STAFF at a Bolton-based community pharmacy chain say that they have endured "abusive" patients and are "close to breaking point" as they deal with ongoing coronavirus outbreak.

Many pharmacy teams around the town and Greater Manchester are facing growing pressures on their workforce, as increasing numbers of staff self-isolate after showing symptoms of the Covid-19 infection, or protect themselves from risk.

They are also dealing with a significantly increased volume of patient queries, and requests for non-urgent medicines, support and advice.

To meet with demand for services, retired pharmacists and other people with relevant qualifications are also volunteering to help out around the clock.

To make matters worse, staff at Manor Pharmacies, which is based in St Helens Road, say they have become the unfortunate victims of attacks from patients.

Manor Pharmacy staff Muhammed Patel and Dionne Taylor said: “We have unfortunately endured some abusive patients who have deeply upset the pharmacy team.

“Like you, our teams are seriously concerned about the pandemic and the impact on them, their family and are working under extremely challenging and difficult circumstances, please respect them.

“We have had some kind patients bring in chocolates and coffee to keep us going, however.
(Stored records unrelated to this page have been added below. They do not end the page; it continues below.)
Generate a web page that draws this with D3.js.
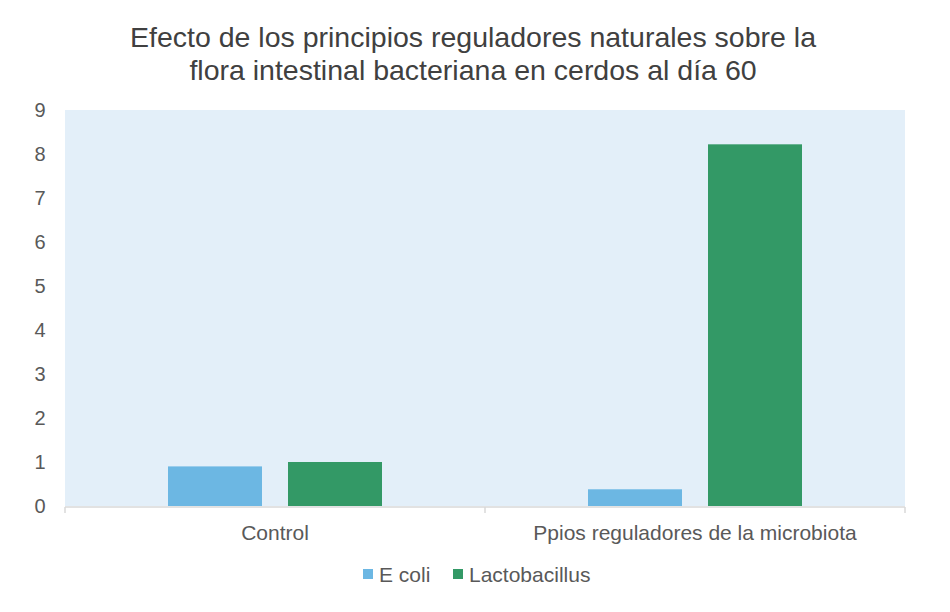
<!DOCTYPE html>
<html>
<head>
<meta charset="utf-8">
<script src="https://cdn.jsdelivr.net/npm/d3@7"></script>
<style>
  body { margin: 0; background: #fff; }
  text { font-family: 'Liberation Sans', Arial, sans-serif; fill: #595959; }
</style>
</head>
<body>
<svg width="950" height="612"></svg>
<script>
'use strict'

const categories = ['Control', 'Ppios reguladores de la microbiota']
const seriesNames = ['E coli', 'Lactobacillus']
const ecoli = [0.9, 0.38]
const lactobacillus = [1.0, 8.22]
const yTicks = [0, 1, 2, 3, 4, 5, 6, 7, 8, 9]
const titleLines = [
  'Efecto de los principios reguladores naturales sobre la',
  'flora intestinal bacteriana en cerdos al día 60'
]

const colors = { 'E coli': '#6cb7e3', 'Lactobacillus': '#339966' }

const margin = { top: 110, right: 45, bottom: 106, left: 65 }
const width = 950 - margin.left - margin.right,
  height = 612 - margin.top - margin.bottom

const svg = d3.select('svg')

// title
svg
  .append('g')
  .selectAll('text')
  .data(titleLines)
  .enter()
  .append('text')
  .attr('x', 473)
  .attr('y', (d, i) => 47 + i * 33)
  .attr('text-anchor', 'middle')
  .style('font-size', '28.5px')
  .style('fill', '#404040')
  .text(d => d)

const group = svg
  .append('g')
  .attr('transform', 'translate(' + margin.left + ',' + margin.top + ')')

group
  .append('rect')
  .attr('width', width)
  .attr('height', height)
  .attr('fill', '#e3eff9')

const x0 = d3
  .scaleBand()
  .domain(categories)
  .range([0, width])

const x1 = d3
  .scaleBand()
  .domain(seriesNames)
  .range([103, 317])
  .paddingInner(0.2167)

const y = d3
  .scaleLinear()
  .domain([0, 9])
  .range([height, 0])

const rows = categories.map((c, i) => ({
  category: c,
  values: [
    { name: 'E coli', value: ecoli[i] },
    { name: 'Lactobacillus', value: lactobacillus[i] }
  ]
}))

group
  .selectAll('.cat')
  .data(rows)
  .enter()
  .append('g')
  .attr('class', 'cat')
  .attr('transform', d => 'translate(' + x0(d.category) + ',0)')
  .selectAll('rect')
  .data(d => d.values)
  .enter()
  .append('rect')
  .attr('x', d => x1(d.name))
  .attr('y', d => y(d.value))
  .attr('width', x1.bandwidth())
  .attr('height', d => height - y(d.value))
  .attr('fill', d => colors[d.name])

// y axis labels
group
  .append('g')
  .selectAll('text')
  .data(yTicks)
  .enter()
  .append('text')
  .attr('x', -25)
  .attr('y', d => y(d))
  .attr('dy', '0.36em')
  .attr('text-anchor', 'middle')
  .style('font-size', '20px')
  .text(d => d)

// x axis line + ticks at category boundaries
const xAxis = group.append('g').attr('transform', 'translate(0,' + (height + 1) + ')')
xAxis
  .append('line')
  .attr('x1', 0)
  .attr('x2', width)
  .attr('stroke', '#d9d9d9')
  .attr('stroke-width', 1.5)
xAxis
  .selectAll('.tick')
  .data([0, ...categories.map(c => x0(c) + x0.bandwidth())])
  .enter()
  .append('line')
  .attr('x1', d => d)
  .attr('x2', d => d)
  .attr('y1', 0)
  .attr('y2', 6)
  .attr('stroke', '#d9d9d9')
  .attr('stroke-width', 1.5)
xAxis
  .selectAll('text')
  .data(categories)
  .enter()
  .append('text')
  .attr('x', d => x0(d) + x0.bandwidth() / 2)
  .attr('y', 33)
  .attr('text-anchor', 'middle')
  .style('font-size', '21px')
  .text(d => d)

// legend
const legend = svg.append('g').attr('transform', 'translate(0,575)')
const legendX = [363, 453]
seriesNames.forEach((name, i) => {
  legend
    .append('rect')
    .attr('x', legendX[i])
    .attr('y', -6)
    .attr('width', 10)
    .attr('height', 10)
    .attr('fill', colors[name])
  legend
    .append('text')
    .attr('x', legendX[i] + 16)
    .attr('y', 0)
    .attr('dy', '0.35em')
    .style('font-size', '21px')
    .text(name)
})
</script>
</body>
</html>
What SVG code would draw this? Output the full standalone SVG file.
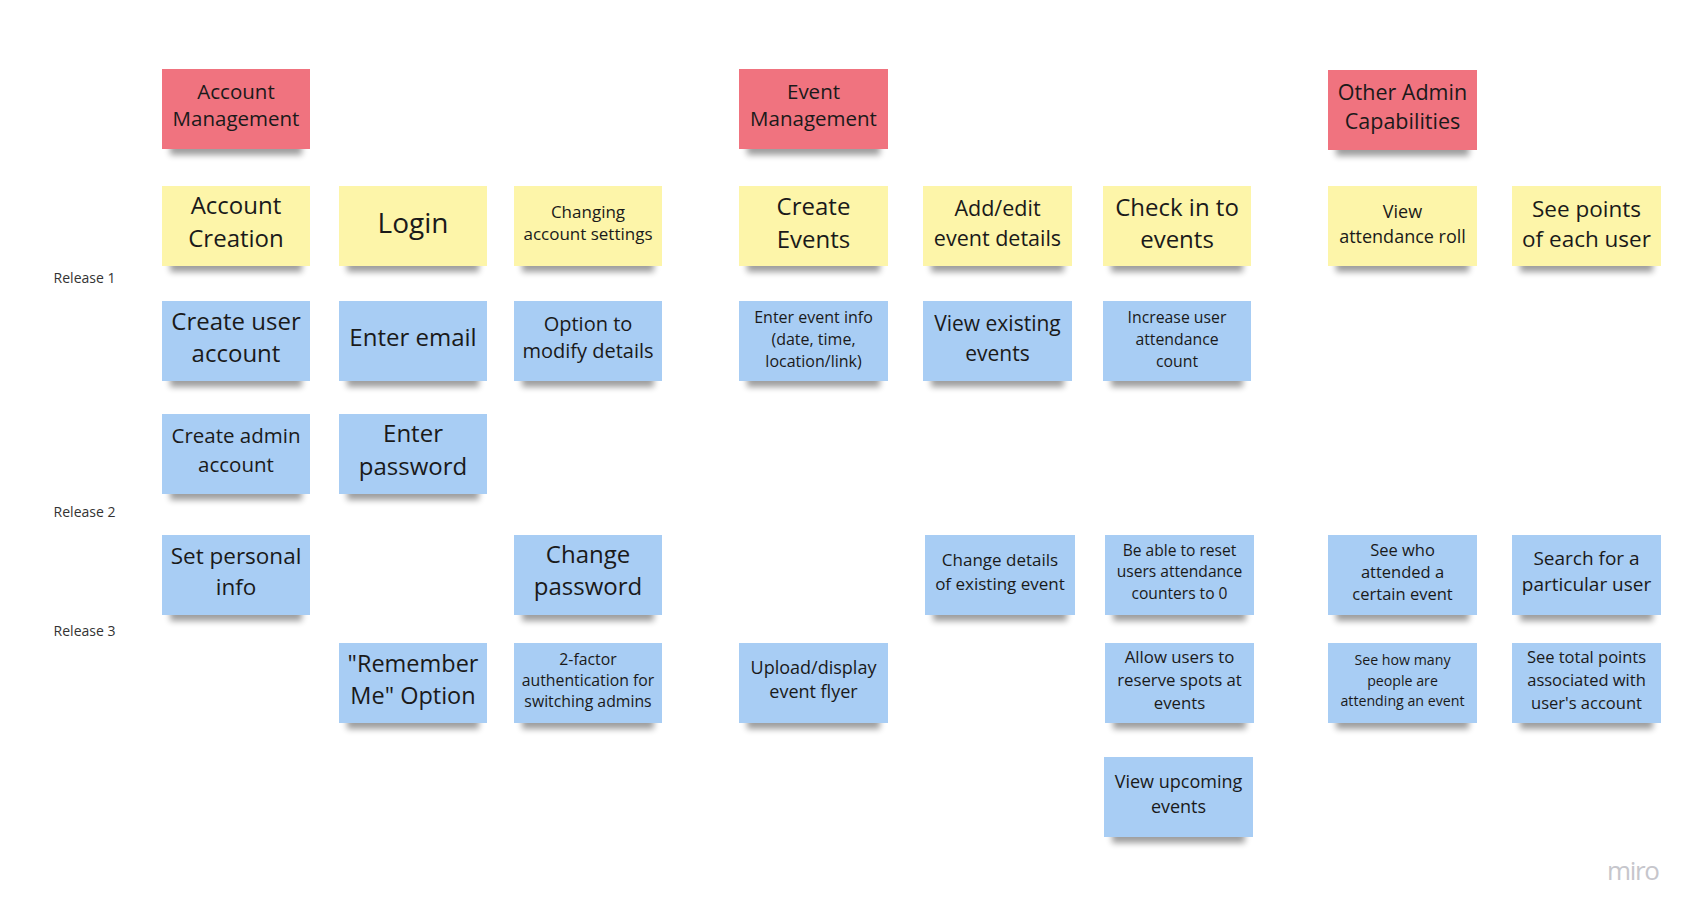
<svg xmlns="http://www.w3.org/2000/svg" width="1699" height="919" viewBox="0 0 1699 919">
<defs>
<filter id="blur" x="-20%" y="-100%" width="140%" height="300%"><feGaussianBlur stdDeviation="3"/></filter>
<style>
.sh{fill:#000;opacity:.38;filter:url(#blur)}
.red{fill:#f0737f}
.yel{fill:#fdf5a9}
.blu{fill:#a8cdf4}
text{font-family:"Open Sans","Noto Sans","Liberation Sans",sans-serif;fill:#1a1a1a;text-anchor:middle}
.rel{font-size:14px;fill:#333;text-anchor:start}
.miro{font-size:26px;fill:#c6c6cc;text-anchor:start}
</style>
</defs>
<rect width="1699" height="919" fill="#fff"/>

<g id="labels">
<text class="rel" x="53.6" y="283">Release 1</text>
<text class="rel" x="53.6" y="516.5">Release 2</text>
<text class="rel" x="53.6" y="636">Release 3</text>
<text class="miro" x="1607" y="880" textLength="53">miro</text>
</g>

<g id="connectors"></g>

<!-- Column 1 -->
<g id="account-management"><rect class="sh" x="170" y="141" width="132" height="14"/><rect class="red" x="162" y="69" width="148" height="80"/>
<text font-size="20.5" x="236"><tspan x="236" y="98.5">Account</tspan><tspan x="236" y="125.5">Management</tspan></text></g>
<g id="account-creation"><rect class="sh" x="170" y="258" width="132" height="14"/><rect class="yel" x="162" y="186" width="148" height="80"/>
<text font-size="24"><tspan x="236" y="214">Account</tspan><tspan x="236" y="247">Creation</tspan></text></g>
<g id="create-user-account"><rect class="sh" x="170" y="373" width="132" height="14"/><rect class="blu" x="162" y="301" width="148" height="80"/>
<text font-size="24"><tspan x="236" y="330">Create user</tspan><tspan x="236" y="361.5">account</tspan></text></g>
<g id="create-admin-account"><rect class="sh" x="170" y="486" width="132" height="14"/><rect class="blu" x="162" y="414" width="148" height="80"/>
<text font-size="20.5"><tspan x="236" y="443">Create admin</tspan><tspan x="236" y="471.5">account</tspan></text></g>
<g id="set-personal-info"><rect class="sh" x="170" y="607" width="132" height="14"/><rect class="blu" x="162" y="535" width="148" height="80"/>
<text font-size="22.5"><tspan x="236" y="563.5">Set personal</tspan><tspan x="236" y="594.5">info</tspan></text></g>

<!-- Column 2 -->
<g id="login"><rect class="sh" x="347" y="258" width="132" height="14"/><rect class="yel" x="339" y="186" width="148" height="80"/>
<text font-size="28" x="413" y="232.5">Login</text></g>
<g id="enter-email"><rect class="sh" x="347" y="373" width="132" height="14"/><rect class="blu" x="339" y="301" width="148" height="80"/>
<text font-size="24" x="413" y="345.5">Enter email</text></g>
<g id="enter-password"><rect class="sh" x="347" y="486" width="132" height="14"/><rect class="blu" x="339" y="414" width="148" height="80"/>
<text font-size="24"><tspan x="413" y="442">Enter</tspan><tspan x="413" y="474.5">password</tspan></text></g>
<g id="remember-me"><rect class="sh" x="347" y="715" width="132" height="14"/><rect class="blu" x="339" y="643" width="148" height="80"/>
<text font-size="23.5"><tspan x="413" y="671.5">"Remember</tspan><tspan x="413" y="703.5">Me" Option</tspan></text></g>

<!-- Column 3 -->
<g id="changing-account-settings"><rect class="sh" x="522" y="258" width="132" height="14"/><rect class="yel" x="514" y="186" width="148" height="80"/>
<text font-size="17"><tspan x="588" y="218">Changing</tspan><tspan x="588" y="240">account settings</tspan></text></g>
<g id="option-modify-details"><rect class="sh" x="522" y="373" width="132" height="14"/><rect class="blu" x="514" y="301" width="148" height="80"/>
<text font-size="20"><tspan x="588" y="331">Option to</tspan><tspan x="588" y="358">modify details</tspan></text></g>
<g id="change-password"><rect class="sh" x="522" y="607" width="132" height="14"/><rect class="blu" x="514" y="535" width="148" height="80"/>
<text font-size="24"><tspan x="588" y="562.5">Change</tspan><tspan x="588" y="594.5">password</tspan></text></g>
<g id="two-factor"><rect class="sh" x="522" y="715" width="132" height="14"/><rect class="blu" x="514" y="643" width="148" height="80"/>
<text font-size="15.8"><tspan x="588" y="664.5">2-factor</tspan><tspan x="588" y="685.5">authentication for</tspan><tspan x="588" y="706.5">switching admins</tspan></text></g>

<!-- Column 4 -->
<g id="event-management"><rect class="sh" x="747" y="141" width="133" height="14"/><rect class="red" x="739" y="69" width="149" height="80"/>
<text font-size="20.5"><tspan x="813.5" y="98.5">Event</tspan><tspan x="813.5" y="125.5">Management</tspan></text></g>
<g id="create-events"><rect class="sh" x="747" y="258" width="133" height="14"/><rect class="yel" x="739" y="186" width="149" height="80"/>
<text font-size="24"><tspan x="813.5" y="215">Create</tspan><tspan x="813.5" y="248">Events</tspan></text></g>
<g id="enter-event-info"><rect class="sh" x="747" y="373" width="133" height="14"/><rect class="blu" x="739" y="301" width="149" height="80"/>
<text font-size="16"><tspan x="813.5" y="322.5">Enter event info</tspan><tspan x="813.5" y="344.5">(date, time,</tspan><tspan x="813.5" y="366.5">location/link)</tspan></text></g>
<g id="upload-flyer"><rect class="sh" x="747" y="715" width="133" height="14"/><rect class="blu" x="739" y="643" width="149" height="80"/>
<text font-size="18"><tspan x="813.5" y="673.5">Upload/display</tspan><tspan x="813.5" y="698">event flyer</tspan></text></g>

<!-- Column 5 -->
<g id="add-edit-event-details"><rect class="sh" x="931" y="258" width="133" height="14"/><rect class="yel" x="923" y="186" width="149" height="80"/>
<text font-size="21.5"><tspan x="997.5" y="216">Add/edit</tspan><tspan x="997.5" y="246">event details</tspan></text></g>
<g id="view-existing-events"><rect class="sh" x="931" y="373" width="133" height="14"/><rect class="blu" x="923" y="301" width="149" height="80"/>
<text font-size="21"><tspan x="997.5" y="331">View existing</tspan><tspan x="997.5" y="361">events</tspan></text></g>
<g id="change-event-details"><rect class="sh" x="933" y="607" width="134" height="14"/><rect class="blu" x="925" y="535" width="150" height="80"/>
<text font-size="17"><tspan x="1000" y="566">Change details</tspan><tspan x="1000" y="590">of existing event</tspan></text></g>

<!-- Column 6 -->
<g id="check-in-events"><rect class="sh" x="1111" y="258" width="132" height="14"/><rect class="yel" x="1103" y="186" width="148" height="80"/>
<text font-size="24"><tspan x="1177" y="215.5">Check in to</tspan><tspan x="1177" y="248">events</tspan></text></g>
<g id="increase-attendance"><rect class="sh" x="1111" y="373" width="132" height="14"/><rect class="blu" x="1103" y="301" width="148" height="80"/>
<text font-size="15.8"><tspan x="1177" y="323">Increase user</tspan><tspan x="1177" y="345">attendance</tspan><tspan x="1177" y="367">count</tspan></text></g>
<g id="reset-counters"><rect class="sh" x="1113" y="607" width="133" height="14"/><rect class="blu" x="1105" y="535" width="149" height="80"/>
<text font-size="15.6"><tspan x="1179.5" y="555.5">Be able to reset</tspan><tspan x="1179.5" y="577">users attendance</tspan><tspan x="1179.5" y="598.5">counters to 0</tspan></text></g>
<g id="reserve-spots"><rect class="sh" x="1113" y="715" width="133" height="14"/><rect class="blu" x="1105" y="643" width="149" height="80"/>
<text font-size="16.8"><tspan x="1179.5" y="663">Allow users to</tspan><tspan x="1179.5" y="686">reserve spots at</tspan><tspan x="1179.5" y="709">events</tspan></text></g>
<g id="view-upcoming-events"><rect class="sh" x="1112" y="829" width="133" height="14"/><rect class="blu" x="1104" y="757" width="149" height="80"/>
<text font-size="18"><tspan x="1178.5" y="788">View upcoming</tspan><tspan x="1178.5" y="812.5">events</tspan></text></g>

<!-- Column 7 -->
<g id="other-admin"><rect class="sh" x="1336" y="142" width="133" height="14"/><rect class="red" x="1328" y="70" width="149" height="80"/>
<text font-size="21.5"><tspan x="1402.5" y="99.5">Other Admin</tspan><tspan x="1402.5" y="128.5">Capabilities</tspan></text></g>
<g id="view-attendance-roll"><rect class="sh" x="1336" y="258" width="133" height="14"/><rect class="yel" x="1328" y="186" width="149" height="80"/>
<text font-size="18"><tspan x="1402.5" y="218">View</tspan><tspan x="1402.5" y="243">attendance roll</tspan></text></g>
<g id="see-who-attended"><rect class="sh" x="1336" y="607" width="133" height="14"/><rect class="blu" x="1328" y="535" width="149" height="80"/>
<text font-size="16.5"><tspan x="1402.5" y="555.5">See who</tspan><tspan x="1402.5" y="577.5">attended a</tspan><tspan x="1402.5" y="599.5">certain event</tspan></text></g>
<g id="see-how-many"><rect class="sh" x="1336" y="715" width="133" height="14"/><rect class="blu" x="1328" y="643" width="149" height="80"/>
<text font-size="14.2"><tspan x="1402.5" y="664.5">See how many</tspan><tspan x="1402.5" y="685.5">people are</tspan><tspan x="1402.5" y="706">attending an event</tspan></text></g>

<!-- Column 8 -->
<g id="see-points"><rect class="sh" x="1520" y="258" width="133" height="14"/><rect class="yel" x="1512" y="186" width="149" height="80"/>
<text font-size="22.5"><tspan x="1586.5" y="216.5">See points</tspan><tspan x="1586.5" y="246.5">of each user</tspan></text></g>
<g id="search-user"><rect class="sh" x="1520" y="607" width="133" height="14"/><rect class="blu" x="1512" y="535" width="149" height="80"/>
<text font-size="19"><tspan x="1586.5" y="565">Search for a</tspan><tspan x="1586.5" y="590.5">particular user</tspan></text></g>
<g id="see-total-points"><rect class="sh" x="1520" y="715" width="133" height="14"/><rect class="blu" x="1512" y="643" width="149" height="80"/>
<text font-size="16.5"><tspan x="1586.5" y="663">See total points</tspan><tspan x="1586.5" y="686">associated with</tspan><tspan x="1586.5" y="709">user's account</tspan></text></g>
</svg>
A small ‘thank you’ and appreciation makes all the difference as we are working hard to support the NHS and the local community.”

However, despite the growing pressures, the region's pharmacies have said they will continue to open during the pandemic ­— but are asking for the public's help.

The Greater Manchester Pharmaceutical Committee has issued advice to ensure pharmacies can continue their vital work.

Patients with symptoms of coronavirus ­— such as a fever or a new, continuous cough ­— are asked to stay at home and follow Government guidance.

Those self-isolating should ask a friend, relative or neighbour to collect medicines. People should not order repeat prescriptions early or stockpile, but should give pharmacies an extra few days to prepare regular medicines.

For advice people should call the NHS 111 line. They should also follow social distancing guidelines by staying two-metres apart.

To protect patients and the staff most pharmacies will not allow any waiting, so people may be asked to call back later.

Aneet Kapoor, chair of the committee, said that work was being done to match up pharmacy students from Manchester University who are prepared to help out in community pharmacies most in need of help.

He added: “Community pharmacy is under extreme pressure at the moment and we are working hard to put measures in place to support pharmacies where we can.

“We are providing 2 metre high, impactful banners for pharmacies to display warning people with symptoms of coronavirus not to enter pharmacies.

“We continue to liaise with the Greater Manchester and national pharmacy organisations and NHS to ensure there is additional support for community pharmacy at this difficult time.”